Le 24 Novembre,  jour des obsèques de son épouse, Antoine Leiris n’emmène pas Melvil, et écrit une lettre au nom de son fils : une lettre pour sa maman, qu’il ne reverra pas.
Quelques jours plus tard, il retourne au cimetière avec son fils, et Antoine Leiris écrit : "Toute ma vie est sous mes pieds".
Malgré le chagrin, malgré la douleur, malgré l’absence, "Nous serons toujours trois", assure-t-il. 

Dès le 16 Novembre, Antoine Leiris publie un post "Vous n’aurez pas ma haine" sur sa page Facebook. Il s’adresse aux terroristes, sans jamais les nommer.

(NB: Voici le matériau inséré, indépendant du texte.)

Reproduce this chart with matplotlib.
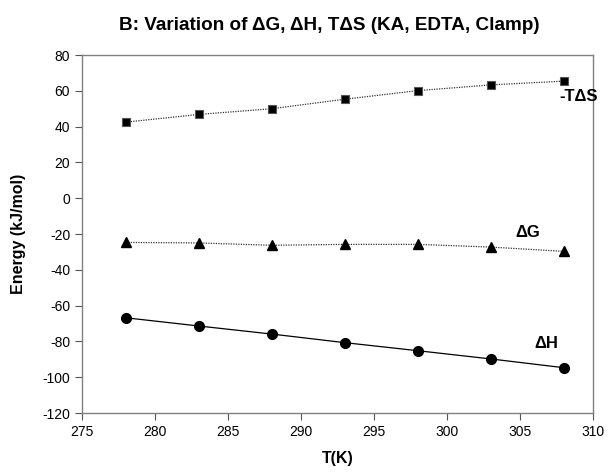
import matplotlib
matplotlib.use("Agg")
import matplotlib.pyplot as plt

plt.rcParams['font.family'] = ['Liberation Sans', 'DejaVu Sans']
plt.rcParams['axes.unicode_minus'] = False

temps = [278, 283, 288, 293, 298, 303, 308]
minus_TdS = [42.5, 46.8, 50.0, 55.3, 60.1, 63.3, 65.4]
dG = [-24.7, -25.0, -26.3, -25.8, -25.8, -27.3, -29.7]
dH = [-66.8, -71.4, -75.9, -80.7, -85.2, -89.8, -94.7]

series_labels = ["-T\u0394S", "\u0394G", "\u0394H"]
x_ticks = [275, 280, 285, 290, 295, 300, 305, 310]
y_ticks = [-120, -100, -80, -60, -40, -20, 0, 20, 40, 60, 80]

fig = plt.figure(figsize=(6.08, 4.72), dpi=100)
ax = fig.add_axes([82/608, 1-413/472, (593-82)/608, (413-55)/472])

ax.plot(temps, minus_TdS, color='#333333', linestyle=(0, (1, 1)), linewidth=0.9,
        marker='s', markersize=5.5, markerfacecolor='black', markeredgecolor='#555555', markeredgewidth=0.8)
ax.plot(temps, dG, color='#333333', linestyle=(0, (1, 1)), linewidth=0.9,
        marker='^', markersize=6.5, markerfacecolor='black', markeredgecolor='black')
ax.plot(temps, dH, color='black', linestyle='-', linewidth=0.9,
        marker='o', markersize=7, markerfacecolor='black', markeredgecolor='black')

ax.text(309.0, 57, series_labels[0], ha='center', va='center', fontsize=12, fontweight='bold')
ax.text(305.5, -19.4, series_labels[1], ha='center', va='center', fontsize=12, fontweight='bold')
ax.text(306.8, -81, series_labels[2], ha='center', va='center', fontsize=12, fontweight='bold')

ax.set_xlim(275, 310)
ax.set_ylim(-120, 80)
ax.set_xticks(x_ticks)
ax.set_yticks(y_ticks)
ax.tick_params(direction='out', length=5, width=0.8, color='#555555', labelsize=10)
for s in ax.spines.values():
    s.set_color('#808080')
    s.set_linewidth(1.0)

ax.set_xlabel('T(K)', fontsize=11.5, fontweight='bold', labelpad=9)
ax.set_ylabel('Energy (kJ/mol)', fontsize=11.5, fontweight='bold', labelpad=12)
fig.text(329/608, 1-25/472, 'B: Variation of \u0394G, \u0394H, T\u0394S (KA, EDTA, Clamp)',
         ha='center', va='center', fontsize=13.6, fontweight='bold')

fig.savefig('out.png', dpi=100)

Il débute ainsi "Vendredi soir, vous avez volé la vie d’un être d’exception, l’amour de ma vie, la mère de mon fils mais vous n’aurez pas ma haine".  
Ce message fait  le tour du monde, la Une de plusieurs journaux, (Le Monde et Der Spiegel) et est partagé des millions de fois sur les réseaux sociaux. 
Cinq mois après les attentats, Antoine Leiris publie Vous n’aurez pas ma haine, un journal poignant (du 13 novembre au 25 novembre) récit des douze jours qui ont suivi la mort de son épouse.
Ce court récit montre comment il a dû gérer l’impensable,  l’horreur, le chaos dans sa vie et celle de son fils, et en même temps le quotidien de Melvil, la perte de son amour et de la mère de son enfant. 
Ces quelques pages sont poignantes, pleines de tendresse et d’émotions.
Sans elle, il décide de continuer à vivre.
Pour elle, il décide encore de poursuivre ce qu’elle avait commencé auprès de leur fils, d’installer une certaine normalité de vie, la lecture de livres pour le petit, de la même manière que le faisait son épouse, en sautant les pages trop dures ou en en changeant les fins trop cruelles, établir une playlist de chansons porte-bonheur, le conduire à la crèche, bref, protéger son enfant, et surtout vivre.

Une très belle leçon de vie à chaque ligne de son récit, et un désir de ne pas s’écrouler, voilà ce qu’il ressort du texte d’Antoine Leiris. Continuer.
Cette écriture de ces moments bien précis dans la vie d’Antoine Leiris, peut servir à tous d’exemple.